At the 2012 New Zealand Festival of the Arts Rhodes sang the title role in New Zealand Opera's world premiere of the Jenny McLeod opera Hōhepa.

Rhodes made his house debut at Nederlandse Reisopera in 2018, singing the villain Scarpia in a modern staging of Puccini's Tosca; he was praised for his dark voice and "wickedly raised eyebrow".

He first played Figaro in February 2020 with Opera North, in a revived 2015 production by Jo Davies of The Marriage of Figaro. He was praised for his "considerable acting skills and dark voice".

He made his debut with Scottish Opera singing the role of the Father in Hansel and Gretel. The production, physically distanced in response to the COVID-19 pandemic, was filmed on 19 December 2020.

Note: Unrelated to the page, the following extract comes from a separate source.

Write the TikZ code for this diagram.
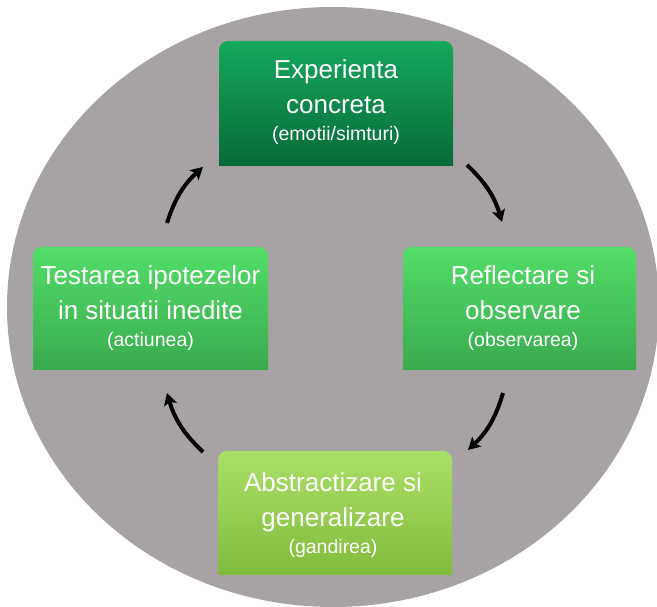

In November 2020 Rhodes was one of a group of New Zealand singers in London who recorded the concert Whānau: London Voices of Aotearoa, far from home at the Royal Albert Hall. Rhodes' mother Pam O'Keefe had died on September 5, and he performed a song, "My Best Friend", his father had written for his mother. Unable to attend the funeral because of COVID-19 restrictions, Rhodes performed the aria "Nessun dorma" remotely. Rhodes returned to New Zealand in May 2021 to reunite with his adopted father. That month he sang Don Pizarro in a concert staging of Beethoven's Fidelio with the Auckland Philharmonia.

== Honours and awards ==
Rhodes was the winner of the 2005 New Zealand Aria Competition. In 2008 he won second place at the International Montserrat Caballé Competition.